Martin Belanger is the Director of Public Alerting for Pelmorex, which runs Ontario’s Alert Ready system. He told CityNews on Monday that the software is armed with several safety measures, including a separate testing platform, aimed at preventing panic-inducing mistakes.
The province has blamed human error for an alert issued on Sunday morning that vaguely and ominously warned of an “incident” at the Pickering Nuclear Generating Station.
About two hours later, a second alert was issued stating there was no active situation taking place, and that the previous alert was “issued in error.”
Belanger explained how difficult it would actually be to commit such a ghastly gaffe.
“There are multiple mechanisms or steps in place to make sure that when a government user that has access to the system goes in … we validate or verify that it’s actually a user that has access to the system. And then there’s different steps to validate that indeed they have an intent of issuing the alert to the public,” he explained.
“And there’s other steps to also confirm at the very end that this is indeed an alert that would be broadcast on TV, radio and on the wireless devices. There’s different mechanisms and measures in place to make sure that a user will validate the alert before it goes out.”
Exactly how the error took place hasn’t been disclosed, but Belanger says there’s a separate platform for testing.
“There’s two separate software platforms,” he stressed. “There’s the training component of the system, which the alerts don’t go out because that’s the whole point of training and testing things. And there’s the live system for real life emergency situations.
“So those alerts on the training platform don’t go out. As far as the live system is concerned, there are steps in place to make sure that the user, when they log in, they confirm their intent of sending an alert.”
How the alert system works
Belanger explained how government agencies have ultimate control over the alert system.
“It first starts with the authorized government agencies that may need to send an alert out to the public. So when there’s a situation that warrants an alert to go out, they will actually access the technology or software that we provide to them and they will go and create an alert.”
Despite numerous complaints from the public about receiving alerts that aren’t relevant to them geographically, Belanger says it’s up to the government to determine who receives the alerts.

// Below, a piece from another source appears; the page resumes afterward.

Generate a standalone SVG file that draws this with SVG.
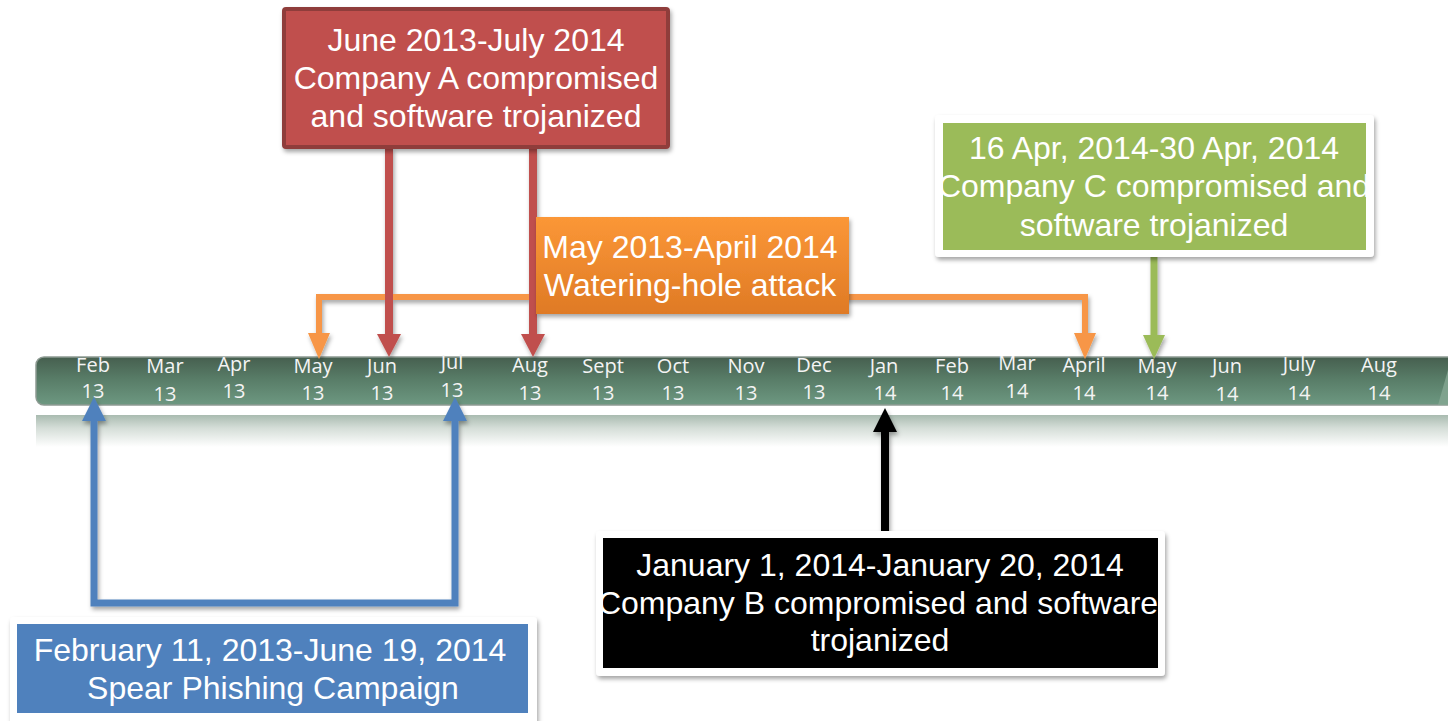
<svg xmlns="http://www.w3.org/2000/svg" width="1448" height="721" viewBox="0 0 1448 721">
<defs>
<linearGradient id="barG" x1="0" y1="0" x2="0" y2="1">
<stop offset="0" stop-color="#465f4f"/>
<stop offset="0.45" stop-color="#587c67"/>
<stop offset="1" stop-color="#6d9881"/>
</linearGradient>
<linearGradient id="reflG" x1="0" y1="0" x2="0" y2="1">
<stop offset="0" stop-color="#a9bbb0"/>
<stop offset="0.4" stop-color="#d4ddd7"/>
<stop offset="1" stop-color="#ffffff"/>
</linearGradient>
<linearGradient id="orG" x1="0" y1="0" x2="0" y2="1">
<stop offset="0" stop-color="#fb9737"/>
<stop offset="1" stop-color="#df7a25"/>
</linearGradient>
<filter id="sh" x="-10%" y="-10%" width="130%" height="140%">
<feDropShadow dx="1.5" dy="3" stdDeviation="2" flood-color="#000" flood-opacity="0.35"/>
</filter>
<clipPath id="clipG"><rect x="943" y="123" width="423" height="127"/></clipPath>
<clipPath id="clipK"><rect x="603" y="538" width="555" height="130"/></clipPath>
</defs>
<style>
.mon{font-family:"Open Sans","DejaVu Sans",sans-serif;font-size:20px;fill:#f4f4f4;text-anchor:middle}
.bt{font-family:"Liberation Sans",Arial,sans-serif;font-size:32px;fill:#ffffff;text-anchor:middle}
.frame{fill:#ffffff;filter:url(#sh)}
</style>

<g id="timeline">
<rect x="36" y="415" width="1420" height="32" fill="url(#reflG)"/>
<rect x="36" y="357" width="1430" height="48" rx="8" fill="url(#barG)" stroke="#8d9a92" stroke-width="1.5"/>
<polygon points="1438,405 1448,370 1448,405" fill="#86a894" opacity="0.8"/>
<text class="mon" x="93" y="372">Feb</text><text class="mon" x="93" y="398">13</text>
<text class="mon" x="165" y="373">Mar</text><text class="mon" x="165" y="401">13</text>
<text class="mon" x="234" y="371">Apr</text><text class="mon" x="234" y="398">13</text>
<text class="mon" x="313" y="373">May</text><text class="mon" x="313" y="400">13</text>
<text class="mon" x="382" y="373">Jun</text><text class="mon" x="382" y="400">13</text>
<text class="mon" x="452" y="369">Jul</text><text class="mon" x="452" y="397">13</text>
<text class="mon" x="530" y="372">Aug</text><text class="mon" x="530" y="400">13</text>
<text class="mon" x="603" y="373">Sept</text><text class="mon" x="603" y="400">13</text>
<text class="mon" x="673" y="373">Oct</text><text class="mon" x="673" y="400">13</text>
<text class="mon" x="746" y="373">Nov</text><text class="mon" x="746" y="400">13</text>
<text class="mon" x="814" y="372">Dec</text><text class="mon" x="814" y="399">13</text>
<text class="mon" x="884" y="373">Jan</text><text class="mon" x="885" y="400">14</text>
<text class="mon" x="952" y="373">Feb</text><text class="mon" x="952" y="400">14</text>
<text class="mon" x="1017" y="370">Mar</text><text class="mon" x="1017" y="398">14</text>
<text class="mon" x="1084" y="372">April</text><text class="mon" x="1084" y="400">14</text>
<text class="mon" x="1157" y="373">May</text><text class="mon" x="1157" y="400">14</text>
<text class="mon" x="1227" y="373">Jun</text><text class="mon" x="1227" y="401">14</text>
<text class="mon" x="1299" y="371">July</text><text class="mon" x="1299" y="400">14</text>
<text class="mon" x="1379" y="372">Aug</text><text class="mon" x="1379" y="400">14</text>
</g>

<g id="connectors" filter="url(#sh)">
<polyline points="319,334 319,297 1085,297 1085,334" fill="none" stroke="#f79646" stroke-width="6"/>
<polygon points="308,333 330,333 319,359" fill="#f79646"/>
<polygon points="1074,333 1096,333 1085,359" fill="#f79646"/>
<line x1="389" y1="148" x2="389" y2="336" stroke="#c0504d" stroke-width="8"/>
<polygon points="377,334 401,334 389,357" fill="#c0504d"/>
<line x1="533" y1="148" x2="533" y2="336" stroke="#c0504d" stroke-width="8"/>
<polygon points="521,334 545,334 533,357" fill="#c0504d"/>
<line x1="1154" y1="257" x2="1154" y2="337" stroke="#9bbb59" stroke-width="7"/>
<polygon points="1143,335 1165,335 1154,359" fill="#9bbb59"/>
<polyline points="94,420 94,603 455,603 455,420" fill="none" stroke="#4f81bd" stroke-width="7"/>
<polygon points="82,421 106,421 94,397" fill="#4f81bd"/>
<polygon points="443,421 467,421 455,397" fill="#4f81bd"/>
<line x1="885" y1="531" x2="885" y2="430" stroke="#000000" stroke-width="8"/>
<polygon points="873,432 897,432 885,408" fill="#000000"/>
</g>

<g id="node-companyA">
<rect x="284" y="9" width="384" height="138" rx="2" fill="#c0504d" stroke="#8f3c3a" stroke-width="4" filter="url(#sh)"/>
<text class="bt" x="476" y="51">June 2013-July 2014</text>
<text class="bt" x="476" y="89">Company A compromised</text>
<text class="bt" x="476" y="127">and software trojanized</text>
</g>

<g id="node-watering">
<rect x="536" y="217" width="313" height="97" fill="url(#orG)" filter="url(#sh)"/>
<text class="bt" x="690" y="258">May 2013-April 2014</text>
<text class="bt" x="690" y="296">Watering-hole attack</text>
</g>

<g id="node-companyC">
<rect class="frame" x="935" y="115" width="439" height="142" rx="4"/>
<rect x="943" y="123" width="423" height="127" fill="#9bbb59"/>
<g clip-path="url(#clipG)">
<text class="bt" x="1154" y="159">16 Apr, 2014-30 Apr, 2014</text>
<text class="bt" x="1154" y="197">Company C compromised and</text>
<text class="bt" x="1154" y="236">software trojanized</text>
</g>
</g>

<g id="node-companyB">
<rect class="frame" x="596" y="531" width="569" height="145" rx="4"/>
<rect x="603" y="538" width="555" height="130" fill="#000000"/>
<g clip-path="url(#clipK)">
<text class="bt" x="880" y="576">January 1, 2014-January 20, 2014</text>
<text class="bt" x="878" y="614">Company B compromised and software</text>
<text class="bt" x="880" y="651">trojanized</text>
</g>
</g>

<g id="node-spear">
<rect class="frame" x="10" y="617" width="527" height="110" rx="4"/>
<rect x="17" y="624" width="511" height="89" fill="#4f81bd"/>
<text class="bt" x="270" y="661">February 11, 2013-June 19, 2014</text>
<text class="bt" x="273" y="699">Spear Phishing Campaign</text>
</g>
</svg>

“From a system perspective the technology allows the authorized government agencies to determine the area. It can be province-wide, it can be as small as one or two city blocks. From a system perspective they can determine the target area and that’s their choosing. It’s their responsibility to select the area that the alert will be sent out.”
In instances like Sunday’s alert, which was apparently the result of human error, Belanger says there are timely measures that can minimize the impact.
“(There are) different tools to address (errors),” he maintained. “They can either update or amend the alert, if maybe the content has changed or the situation has evolved, or they can also cancel the alert and end the event if the threat is over or maybe the alert was sent in error.”
NDP Energy Critic Peter Tabuns is among those seeking answers as to why it took the government nearly two hours to send out a second alert.
Tabuns is calling for an independent probe into the matter, saying the public’s confidence in the alert system has been compromised.